Remember a few years ago, when Tumblrs would occasionally make headlines? I’ve been thinking this week about the one called “Congrats! You Have an All-Male Panel!” I looked it up this week--it still exists!--in part because recently I’ve attended several recent qualifying events.
The whole point of panel discussion is to allow several expert viewpoints to interact, and sometimes to clash; panels where everyone looks the same tend to be panels where everyone mostly agrees, and panels where everyone agrees are boring panels. Calling in a woman to moderate (diversity bonus points if she’s a woman of color!) doesn’t really provide more than a fig-leaf of inclusion, since the moderator is generally supposed to ask questions and steer discussions rather than actively engage in debate.

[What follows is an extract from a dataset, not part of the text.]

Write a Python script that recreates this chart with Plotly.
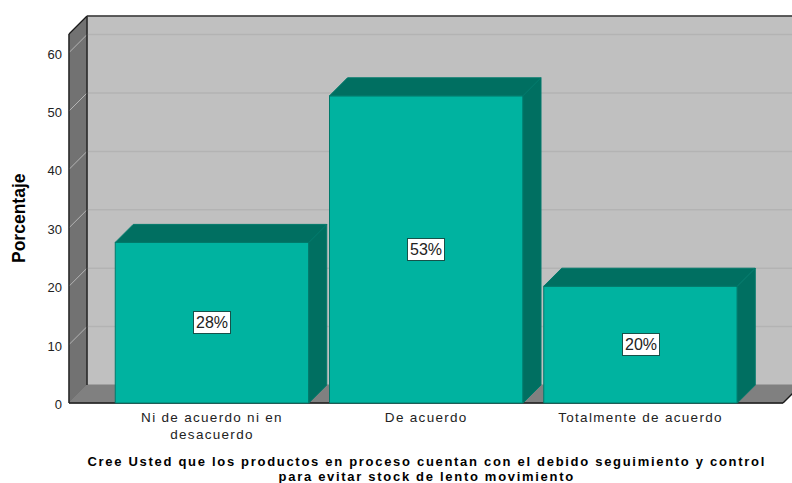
import plotly.graph_objects as go

categories = ["Ni de acuerdo ni en<br>desacuerdo", "De acuerdo", "Totalmente de acuerdo"]
values = [27.5, 52.6, 20.0]
labels = ["28%", "53%", "20%"]
y_ticks = [0, 10, 20, 30, 40, 50, 60]
x_title = ["Cree Usted que los productos en proceso cuentan con el debido seguimiento y control",
           "para evitar stock de lento movimiento"]
y_title = "Porcentaje"

FACE = "#00b3a0"
DARK = "#006f61"
EDGE = "#00796b"
WALL = "#c0c0c0"
SIDE = "#727272"
FLOOR = "#808080"
GRID = "#b3b3b3"
GRID_SIDE = "#b4b4b4"
INK = "#1a1a1a"

W, H = 792, 483
L, R, T, B = 66, 792, 13, 406      # plot area, slightly larger than the box so edge lines are not clipped
BOX_L, BOX_R, BOX_T, BOX_B = 69, 783, 16, 403
UX, UY = 214.25, 5.84
XC0 = 212.0
DX, DY = 18 / UX, 18 / UY
BAR_W = 193.5 / UX
x0 = (BOX_L - XC0) / UX
x1 = (BOX_R - XC0) / UX
y1 = (BOX_B - BOX_T) / UY
xs = list(range(len(categories)))
x_range = [(L - XC0) / UX, (R - XC0) / UX]
y_range = [-(B - BOX_B) / UY, (BOX_B - T) / UY]


def px(p):
    return (p - L) / (R - L)


def py(p):
    return 1 - (p - T) / (B - T)


def poly(ax, ay, fill, line=None, width=1):
    return dict(type="path", layer="below", xref="x", yref="y",
                path="M " + " L ".join(f"{a},{b}" for a, b in zip(ax, ay)) + " Z",
                fillcolor=fill, line=dict(color=line or fill, width=width))


def seg(ax, ay, bx, by, color, width=1):
    return dict(type="line", layer="below", xref="x", yref="y", x0=ax, y0=ay, x1=bx, y1=by,
                line=dict(color=color, width=width))


shapes = [
    poly([x0 + DX, x1 + DX, x1 + DX, x0 + DX], [DY, DY, y1, y1], WALL),
    poly([x0, x0 + DX, x0 + DX, x0], [0, DY, y1, y1 - DY], SIDE),
    poly([x0, x0 + DX, x1 + DX, x1], [0, DY, DY, 0], FLOOR),
]
for t in y_ticks[1:]:
    shapes.append(seg(x0 + DX, t + DY, x1 + DX, t + DY, GRID, 1.5))
    shapes.append(seg(x0, t, x0 + DX, t + DY, GRID_SIDE, 1))
shapes += [
    seg(x0, 0, x0, y1 - DY, INK, 1.3),
    seg(x0 + DX, DY, x0 + DX, y1, INK, 1.3),
    seg(x0, y1 - DY, x0 + DX, y1, INK, 1.3),
    seg(x0 + DX, y1, x1 + DX, y1, "#333333", 1.5),
    seg(x0, 0, x1, 0, INK, 1.5),
    seg(x1, 0, x1 + DX, DY, INK, 1.5),
]

fig = go.Figure()
fig.add_trace(go.Bar(x=xs, y=values, width=BAR_W, marker=dict(color=FACE, line=dict(color=EDGE, width=1)),
                     hoverinfo="skip", showlegend=False))
for x, v in zip(xs, values):
    a, b = x - BAR_W / 2, x + BAR_W / 2
    fig.add_trace(go.Scatter(x=[a, a + DX, b + DX, b, a], y=[v, v + DY, v + DY, v, v], mode="lines",
                             fill="toself", fillcolor=DARK, line=dict(color=EDGE, width=1),
                             hoverinfo="skip", showlegend=False))
    fig.add_trace(go.Scatter(x=[b, b + DX, b + DX, b, b], y=[0, DY, v + DY, v, 0], mode="lines",
                             fill="toself", fillcolor=DARK, line=dict(color=EDGE, width=1),
                             hoverinfo="skip", showlegend=False))

annotations = [
    dict(x=x, y=v / 2, text=lab, showarrow=False, xref="x", yref="y",
         font=dict(family="Liberation Sans", size=16, color="#222222"),
         bgcolor="white", bordercolor="#17514a", borderwidth=1, borderpad=2)
    for x, v, lab in zip(xs, values, labels)
]
annotations.append(dict(x=px(426), y=py(470), xref="paper", yref="paper",
                        text="<b>" + "</b><br><b>".join(x_title) + "</b>",
                        showarrow=False, align="center", xanchor="center", yanchor="middle",
                        font=dict(family="Liberation Sans", size=13, color="#000000")))
annotations.append(dict(x=px(19), y=py(218), xref="paper", yref="paper", text=f"<b>{y_title}</b>",
                        showarrow=False, textangle=-90, xanchor="center", yanchor="middle",
                        font=dict(family="Liberation Sans", size=17.5, color="#000000")))

fig.update_layout(
    width=W, height=H,
    margin=dict(l=L, r=W - R, t=T, b=H - B, autoexpand=False),
    paper_bgcolor="white", plot_bgcolor="white",
    shapes=shapes, annotations=annotations, showlegend=False, barmode="overlay",
    xaxis=dict(range=x_range, tickmode="array", tickvals=xs, ticktext=categories,
               showgrid=False, zeroline=False, showline=False, ticks="", ticklabelstandoff=1,
               tickfont=dict(family="Liberation Sans", size=13.5, color="#222222"), fixedrange=True),
    yaxis=dict(range=y_range, tickmode="array", tickvals=y_ticks, ticktext=[str(t) for t in y_ticks],
               showgrid=False, zeroline=False, showline=False, ticks="", ticklabelstandoff=3,
               tickfont=dict(family="Liberation Sans", size=13, color="#222222"), fixedrange=True),
)
post = """
document.body.style.margin='0';
var s=document.createElement('style');
s.textContent='.xtick text{letter-spacing:1.3px}.annotation[data-index="3"] text{letter-spacing:1.7px}';
document.head.appendChild(s);
document.querySelectorAll('.annotation[data-index="3"] tspan.line').forEach(function(t){
  if(t.getAttribute('dy') && parseFloat(t.getAttribute('dy'))>0){t.setAttribute('dy','15px');}
});
document.querySelectorAll('.ytick text').forEach(function(t){
  t.setAttribute('dy','1.5');
});
"""
fig.write_html("out.html", config={"displayModeBar": False}, post_script=post)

It’s fundamentally a support role—one that can be fun to play, but one that’s always better when there are actually divergent viewpoints to corral.
Lady Bits
--The Cranberries were one of my first CDs (remember them?) and my first teenage concert, and “Zombie” might be one of the first songs I remember playing on repeat and feeling consumed by. R.I.P. Dolores O’Riordan.
--The Children, on Broadway, is funny and smart and well-acted, but also the second play I’ve seen in the last few months about life after a nuclear meltdown. So it was maybe not the best thing to see on “Oops, we pushed the wrong button in Hawaii" weekend.
--I feel like I should be embarrassed about continuing to enjoy Grey’s Anatomy, 14 seasons in and well past its time in the TV zeitgeist, but … I’m not. It remains one of the (generally, despite last season) most satisfying melodramas on TV, and unlike on Scandal, the characters are all akin to real human beings. This interview with star Ellen Pompeo is candid and very matter-of-fact about how yes, it’s just a job for her; and yes, Disney has made $3 billion on it and on her; and no, despite her role as the title character, they still wouldn’t pay her more than her male co-star until he left. I also loved her take on the perception versus the reality of success for women in Hollywood:
I'm not necessarily perceived as successful, either, but a 24-year-old actress with a few big movies is, even though she's probably being paid shit — certainly less than her male co-star and probably with no backend. And they're going to pimp her out until she's 33 or 34 and then she's out like yesterday's trash, and then what does she have to take care of herself?
I can’t wait until this season returns and Grey’s pick up the cliffhanger about cyberhacks and bitcoin!